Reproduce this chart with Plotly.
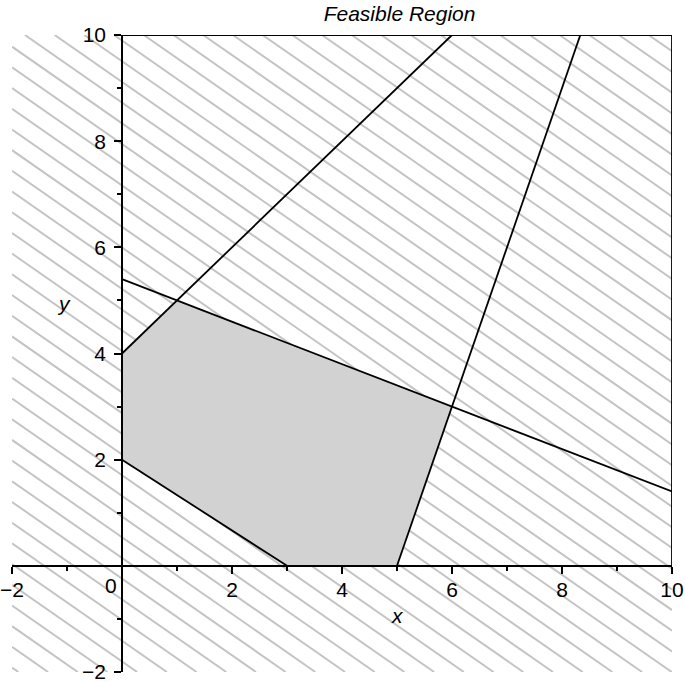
import numpy as np
import plotly.graph_objects as go

# ---- data ----
title_text = "Feasible Region"
x_range = [-2, 10]
y_range = [-2, 10]
tick_vals = [-2, 2, 4, 6, 8, 10]
tick_text = ["\u22122", "2", "4", "6", "8", "10"]

# constraint boundary lines  a*x + b*y = c
line_a = [-1.0, 3.0, 2.0, 2.0, 0.0, 1.0]
line_b = [1.0, -1.0, 5.0, 3.0, 1.0, 0.0]
line_c = [4.0, 15.0, 27.0, 6.0, 10.0, 10.0]

# feasible polygon vertices
feasible_x = [0, 0, 1, 6, 5, 3]
feasible_y = [2, 4, 5, 3, 0, 0]

# hatch pattern (data units)
hatch_dx = 0.54
hatch_slope = -0.722
hatch_phase = 0.395


def clip_line(a, b, c, lo=0.0, hi=10.0):
    pts = []
    if abs(b) > 1e-12:
        for xv in (lo, hi):
            yv = (c - a * xv) / b
            if lo - 1e-9 <= yv <= hi + 1e-9:
                pts.append((xv, yv))
    if abs(a) > 1e-12:
        for yv in (lo, hi):
            xv = (c - b * yv) / a
            if lo - 1e-9 <= xv <= hi + 1e-9:
                pts.append((xv, yv))
    uniq = []
    for p in pts:
        if all(abs(p[0] - q[0]) > 1e-9 or abs(p[1] - q[1]) > 1e-9 for q in uniq):
            uniq.append(p)
    uniq.sort()
    return uniq[0], uniq[-1]


# hatch lines through the whole frame
hx, hy = [], []
x0, x1 = x_range
y0, y1 = y_range
m = hatch_slope
span = (y1 - y0) / abs(m)
k_lo = int(np.floor((x0 - span - hatch_phase) / hatch_dx)) - 1
k_hi = int(np.ceil((x1 - hatch_phase) / hatch_dx)) + 1
for k in range(k_lo, k_hi + 1):
    xs = hatch_phase + k * hatch_dx  # x where line crosses y=y1
    xa = max(x0, xs)
    xb = min(x1, xs + span)
    if xb <= xa:
        continue
    hx += [xa, xb, None]
    hy += [y1 + m * (xa - xs), y1 + m * (xb - xs), None]

fig = go.Figure()
fig.add_trace(go.Scatter(x=hx, y=hy, mode="lines",
                         line=dict(color="#c4c4c4", width=2),
                         hoverinfo="skip", showlegend=False))
fig.add_trace(go.Scatter(x=feasible_x + [feasible_x[0]],
                         y=feasible_y + [feasible_y[0]],
                         mode="lines", fill="toself", fillcolor="#d2d2d2",
                         line=dict(width=0, color="#d2d2d2"),
                         hoverinfo="skip", showlegend=False))
for a, b, c in zip(line_a, line_b, line_c):
    p, q = clip_line(a, b, c)
    fig.add_trace(go.Scatter(x=[p[0], q[0]], y=[p[1], q[1]], mode="lines",
                             line=dict(color="black", width=1.8),
                             hoverinfo="skip", showlegend=False))

FAMILY = "Liberation Sans, Arial, sans-serif"
font = dict(family=FAMILY, size=21, color="black")

axis_common = dict(
    showgrid=False, zeroline=False, showline=True, linecolor="black",
    linewidth=1.5, ticks="outside", ticklen=7, tickwidth=1.5, tickcolor="black",
    tickvals=tick_vals, ticktext=tick_text, tickfont=font,
    minor=dict(ticks="outside", ticklen=4, tickwidth=1.5, tickcolor="black",
               dtick=1, tick0=0, showgrid=False),
    anchor="free", position=(0 - x_range[0]) / (x_range[1] - x_range[0]),
    layer="above traces", automargin=False, ticklabeloverflow="allow",
)

fig.update_layout(
    width=685, height=682,
    margin=dict(l=12, r=13, t=35, b=10, autoexpand=False),
    paper_bgcolor="white", plot_bgcolor="white",
    showlegend=False,
    xaxis=dict(range=x_range, ticklabelstandoff=-2, **axis_common),
    yaxis=dict(range=y_range, ticklabelstandoff=4, **axis_common),
    title=dict(text="<i>" + title_text + "</i>", x=(397 - 12) / 660, xanchor="center",
               y=1 - 14 / 682, yanchor="middle", automargin=False,
               font=dict(family=FAMILY, size=21, color="black")),
    annotations=[
        dict(x=0, y=0, xref="x", yref="y", text="0", showarrow=False,
             xshift=-11, yshift=-20, font=font),
        dict(x=5, y=-1, xref="x", yref="y", text="<i>x</i>", showarrow=False,
             yshift=3, font=font),
        dict(x=-1.05, y=5, xref="x", yref="y", text="<i>y</i>", showarrow=False,
             yshift=-3, font=font),
    ],
)

fig.write_html("out.html", config={"displayModeBar": False},
               post_script="document.body.style.margin='0';")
------------------------------------------------
- AIM OF THE TASK: Go through the data above and transcribe it in full, omitting any image.

- OUTPUT:
Reproduce this chart with Plotly.
import numpy as np
import plotly.graph_objects as go

# ---- data ----
title_text = "Feasible Region"
x_range = [-2, 10]
y_range = [-2, 10]
tick_vals = [-2, 2, 4, 6, 8, 10]
tick_text = ["\u22122", "2", "4", "6", "8", "10"]

# constraint boundary lines  a*x + b*y = c
line_a = [-1.0, 3.0, 2.0, 2.0, 0.0, 1.0]
line_b = [1.0, -1.0, 5.0, 3.0, 1.0, 0.0]
line_c = [4.0, 15.0, 27.0, 6.0, 10.0, 10.0]

# feasible polygon vertices
feasible_x = [0, 0, 1, 6, 5, 3]
feasible_y = [2, 4, 5, 3, 0, 0]

# hatch pattern (data units)
hatch_dx = 0.54
hatch_slope = -0.722
hatch_phase = 0.395


def clip_line(a, b, c, lo=0.0, hi=10.0):
    pts = []
    if abs(b) > 1e-12:
        for xv in (lo, hi):
            yv = (c - a * xv) / b
            if lo - 1e-9 <= yv <= hi + 1e-9:
                pts.append((xv, yv))
    if abs(a) > 1e-12:
        for yv in (lo, hi):
            xv = (c - b * yv) / a
            if lo - 1e-9 <= xv <= hi + 1e-9:
                pts.append((xv, yv))
    uniq = []
    for p in pts:
        if all(abs(p[0] - q[0]) > 1e-9 or abs(p[1] - q[1]) > 1e-9 for q in uniq):
            uniq.append(p)
    uniq.sort()
    return uniq[0], uniq[-1]


# hatch lines through the whole frame
hx, hy = [], []
x0, x1 = x_range
y0, y1 = y_range
m = hatch_slope
span = (y1 - y0) / abs(m)
k_lo = int(np.floor((x0 - span - hatch_phase) / hatch_dx)) - 1
k_hi = int(np.ceil((x1 - hatch_phase) / hatch_dx)) + 1
for k in range(k_lo, k_hi + 1):
    xs = hatch_phase + k * hatch_dx  # x where line crosses y=y1
    xa = max(x0, xs)
    xb = min(x1, xs + span)
    if xb <= xa:
        continue
    hx += [xa, xb, None]
    hy += [y1 + m * (xa - xs), y1 + m * (xb - xs), None]

fig = go.Figure()
fig.add_trace(go.Scatter(x=hx, y=hy, mode="lines",
                         line=dict(color="#c4c4c4", width=2),
                         hoverinfo="skip", showlegend=False))
fig.add_trace(go.Scatter(x=feasible_x + [feasible_x[0]],
                         y=feasible_y + [feasible_y[0]],
                         mode="lines", fill="toself", fillcolor="#d2d2d2",
                         line=dict(width=0, color="#d2d2d2"),
                         hoverinfo="skip", showlegend=False))
for a, b, c in zip(line_a, line_b, line_c):
    p, q = clip_line(a, b, c)
    fig.add_trace(go.Scatter(x=[p[0], q[0]], y=[p[1], q[1]], mode="lines",
                             line=dict(color="black", width=1.8),
                             hoverinfo="skip", showlegend=False))

FAMILY = "Liberation Sans, Arial, sans-serif"
font = dict(family=FAMILY, size=21, color="black")

axis_common = dict(
    showgrid=False, zeroline=False, showline=True, linecolor="black",
    linewidth=1.5, ticks="outside", ticklen=7, tickwidth=1.5, tickcolor="black",
    tickvals=tick_vals, ticktext=tick_text, tickfont=font,
    minor=dict(ticks="outside", ticklen=4, tickwidth=1.5, tickcolor="black",
               dtick=1, tick0=0, showgrid=False),
    anchor="free", position=(0 - x_range[0]) / (x_range[1] - x_range[0]),
    layer="above traces", automargin=False, ticklabeloverflow="allow",
)

fig.update_layout(
    width=685, height=682,
    margin=dict(l=12, r=13, t=35, b=10, autoexpand=False),
    paper_bgcolor="white", plot_bgcolor="white",
    showlegend=False,
    xaxis=dict(range=x_range, ticklabelstandoff=-2, **axis_common),
    yaxis=dict(range=y_range, ticklabelstandoff=4, **axis_common),
    title=dict(text="<i>" + title_text + "</i>", x=(397 - 12) / 660, xanchor="center",
               y=1 - 14 / 682, yanchor="middle", automargin=False,
               font=dict(family=FAMILY, size=21, color="black")),
    annotations=[
        dict(x=0, y=0, xref="x", yref="y", text="0", showarrow=False,
             xshift=-11, yshift=-20, font=font),
        dict(x=5, y=-1, xref="x", yref="y", text="<i>x</i>", showarrow=False,
             yshift=3, font=font),
        dict(x=-1.05, y=5, xref="x", yref="y", text="<i>y</i>", showarrow=False,
             yshift=-3, font=font),
    ],
)

fig.write_html("out.html", config={"displayModeBar": False},
               post_script="document.body.style.margin='0';")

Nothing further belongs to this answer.